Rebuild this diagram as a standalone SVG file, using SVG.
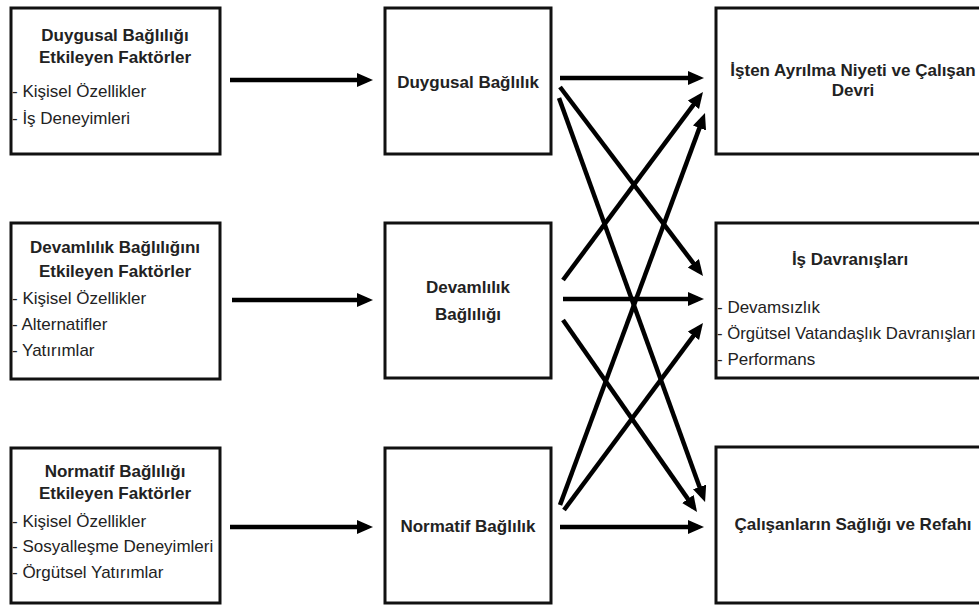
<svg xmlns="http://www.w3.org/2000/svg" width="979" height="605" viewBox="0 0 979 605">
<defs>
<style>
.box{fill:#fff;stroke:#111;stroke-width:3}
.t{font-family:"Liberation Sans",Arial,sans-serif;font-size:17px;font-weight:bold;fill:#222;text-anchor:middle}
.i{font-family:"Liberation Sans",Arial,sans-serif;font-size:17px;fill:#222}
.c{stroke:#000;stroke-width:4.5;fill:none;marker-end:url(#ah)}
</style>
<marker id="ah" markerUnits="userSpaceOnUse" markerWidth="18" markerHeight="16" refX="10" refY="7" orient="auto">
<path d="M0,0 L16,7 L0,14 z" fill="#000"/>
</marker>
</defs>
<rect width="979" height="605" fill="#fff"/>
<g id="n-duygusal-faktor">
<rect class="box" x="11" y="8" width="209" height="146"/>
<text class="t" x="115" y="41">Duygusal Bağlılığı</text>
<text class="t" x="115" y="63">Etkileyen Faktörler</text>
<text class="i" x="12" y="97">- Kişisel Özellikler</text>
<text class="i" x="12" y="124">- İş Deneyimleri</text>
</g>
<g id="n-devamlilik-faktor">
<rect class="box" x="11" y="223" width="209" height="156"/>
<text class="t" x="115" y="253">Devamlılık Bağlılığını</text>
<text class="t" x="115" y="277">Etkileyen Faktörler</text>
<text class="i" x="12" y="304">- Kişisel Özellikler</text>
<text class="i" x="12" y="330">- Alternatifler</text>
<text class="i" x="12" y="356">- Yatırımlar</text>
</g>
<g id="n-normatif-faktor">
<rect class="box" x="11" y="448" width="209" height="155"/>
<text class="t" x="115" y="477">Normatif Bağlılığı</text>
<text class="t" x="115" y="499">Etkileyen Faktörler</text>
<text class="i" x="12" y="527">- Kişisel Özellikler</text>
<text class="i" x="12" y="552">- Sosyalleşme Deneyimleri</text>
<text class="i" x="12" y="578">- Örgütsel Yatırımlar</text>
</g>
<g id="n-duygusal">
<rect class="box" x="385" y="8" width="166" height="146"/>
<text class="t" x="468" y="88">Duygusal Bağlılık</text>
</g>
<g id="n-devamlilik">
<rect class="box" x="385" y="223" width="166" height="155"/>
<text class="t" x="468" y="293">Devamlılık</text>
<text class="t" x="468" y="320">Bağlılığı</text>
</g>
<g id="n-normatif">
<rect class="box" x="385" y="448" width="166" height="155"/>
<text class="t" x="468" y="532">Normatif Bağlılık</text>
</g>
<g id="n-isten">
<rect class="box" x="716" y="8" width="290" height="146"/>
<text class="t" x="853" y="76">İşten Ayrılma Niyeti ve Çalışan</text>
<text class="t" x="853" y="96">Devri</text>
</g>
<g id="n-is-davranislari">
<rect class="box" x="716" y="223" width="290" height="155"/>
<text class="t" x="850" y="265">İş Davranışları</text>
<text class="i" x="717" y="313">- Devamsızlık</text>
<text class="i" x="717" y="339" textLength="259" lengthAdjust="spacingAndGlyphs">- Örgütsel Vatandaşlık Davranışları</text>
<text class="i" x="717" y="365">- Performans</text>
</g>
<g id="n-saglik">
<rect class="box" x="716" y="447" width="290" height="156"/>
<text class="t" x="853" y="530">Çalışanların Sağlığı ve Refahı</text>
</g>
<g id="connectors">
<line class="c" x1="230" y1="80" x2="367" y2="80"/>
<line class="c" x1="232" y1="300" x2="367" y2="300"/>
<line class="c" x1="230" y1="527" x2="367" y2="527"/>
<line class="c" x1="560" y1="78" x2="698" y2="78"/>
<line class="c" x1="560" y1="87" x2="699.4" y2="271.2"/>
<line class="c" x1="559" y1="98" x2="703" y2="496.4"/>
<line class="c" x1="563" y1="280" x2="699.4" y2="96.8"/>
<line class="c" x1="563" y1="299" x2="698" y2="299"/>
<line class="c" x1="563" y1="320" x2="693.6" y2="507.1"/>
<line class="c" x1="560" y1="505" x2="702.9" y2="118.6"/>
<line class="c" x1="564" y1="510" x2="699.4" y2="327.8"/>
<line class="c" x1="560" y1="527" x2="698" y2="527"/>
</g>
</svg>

- REQUIRED WORK
Omit every picture, then reproduce the rest of the listing exactly.

- RESPONSE
Rebuild this diagram as a standalone SVG file, using SVG.
<svg xmlns="http://www.w3.org/2000/svg" width="979" height="605" viewBox="0 0 979 605">
<defs>
<style>
.box{fill:#fff;stroke:#111;stroke-width:3}
.t{font-family:"Liberation Sans",Arial,sans-serif;font-size:17px;font-weight:bold;fill:#222;text-anchor:middle}
.i{font-family:"Liberation Sans",Arial,sans-serif;font-size:17px;fill:#222}
.c{stroke:#000;stroke-width:4.5;fill:none;marker-end:url(#ah)}
</style>
<marker id="ah" markerUnits="userSpaceOnUse" markerWidth="18" markerHeight="16" refX="10" refY="7" orient="auto">
<path d="M0,0 L16,7 L0,14 z" fill="#000"/>
</marker>
</defs>
<rect width="979" height="605" fill="#fff"/>
<g id="n-duygusal-faktor">
<rect class="box" x="11" y="8" width="209" height="146"/>
<text class="t" x="115" y="41">Duygusal Bağlılığı</text>
<text class="t" x="115" y="63">Etkileyen Faktörler</text>
<text class="i" x="12" y="97">- Kişisel Özellikler</text>
<text class="i" x="12" y="124">- İş Deneyimleri</text>
</g>
<g id="n-devamlilik-faktor">
<rect class="box" x="11" y="223" width="209" height="156"/>
<text class="t" x="115" y="253">Devamlılık Bağlılığını</text>
<text class="t" x="115" y="277">Etkileyen Faktörler</text>
<text class="i" x="12" y="304">- Kişisel Özellikler</text>
<text class="i" x="12" y="330">- Alternatifler</text>
<text class="i" x="12" y="356">- Yatırımlar</text>
</g>
<g id="n-normatif-faktor">
<rect class="box" x="11" y="448" width="209" height="155"/>
<text class="t" x="115" y="477">Normatif Bağlılığı</text>
<text class="t" x="115" y="499">Etkileyen Faktörler</text>
<text class="i" x="12" y="527">- Kişisel Özellikler</text>
<text class="i" x="12" y="552">- Sosyalleşme Deneyimleri</text>
<text class="i" x="12" y="578">- Örgütsel Yatırımlar</text>
</g>
<g id="n-duygusal">
<rect class="box" x="385" y="8" width="166" height="146"/>
<text class="t" x="468" y="88">Duygusal Bağlılık</text>
</g>
<g id="n-devamlilik">
<rect class="box" x="385" y="223" width="166" height="155"/>
<text class="t" x="468" y="293">Devamlılık</text>
<text class="t" x="468" y="320">Bağlılığı</text>
</g>
<g id="n-normatif">
<rect class="box" x="385" y="448" width="166" height="155"/>
<text class="t" x="468" y="532">Normatif Bağlılık</text>
</g>
<g id="n-isten">
<rect class="box" x="716" y="8" width="290" height="146"/>
<text class="t" x="853" y="76">İşten Ayrılma Niyeti ve Çalışan</text>
<text class="t" x="853" y="96">Devri</text>
</g>
<g id="n-is-davranislari">
<rect class="box" x="716" y="223" width="290" height="155"/>
<text class="t" x="850" y="265">İş Davranışları</text>
<text class="i" x="717" y="313">- Devamsızlık</text>
<text class="i" x="717" y="339" textLength="259" lengthAdjust="spacingAndGlyphs">- Örgütsel Vatandaşlık Davranışları</text>
<text class="i" x="717" y="365">- Performans</text>
</g>
<g id="n-saglik">
<rect class="box" x="716" y="447" width="290" height="156"/>
<text class="t" x="853" y="530">Çalışanların Sağlığı ve Refahı</text>
</g>
<g id="connectors">
<line class="c" x1="230" y1="80" x2="367" y2="80"/>
<line class="c" x1="232" y1="300" x2="367" y2="300"/>
<line class="c" x1="230" y1="527" x2="367" y2="527"/>
<line class="c" x1="560" y1="78" x2="698" y2="78"/>
<line class="c" x1="560" y1="87" x2="699.4" y2="271.2"/>
<line class="c" x1="559" y1="98" x2="703" y2="496.4"/>
<line class="c" x1="563" y1="280" x2="699.4" y2="96.8"/>
<line class="c" x1="563" y1="299" x2="698" y2="299"/>
<line class="c" x1="563" y1="320" x2="693.6" y2="507.1"/>
<line class="c" x1="560" y1="505" x2="702.9" y2="118.6"/>
<line class="c" x1="564" y1="510" x2="699.4" y2="327.8"/>
<line class="c" x1="560" y1="527" x2="698" y2="527"/>
</g>
</svg>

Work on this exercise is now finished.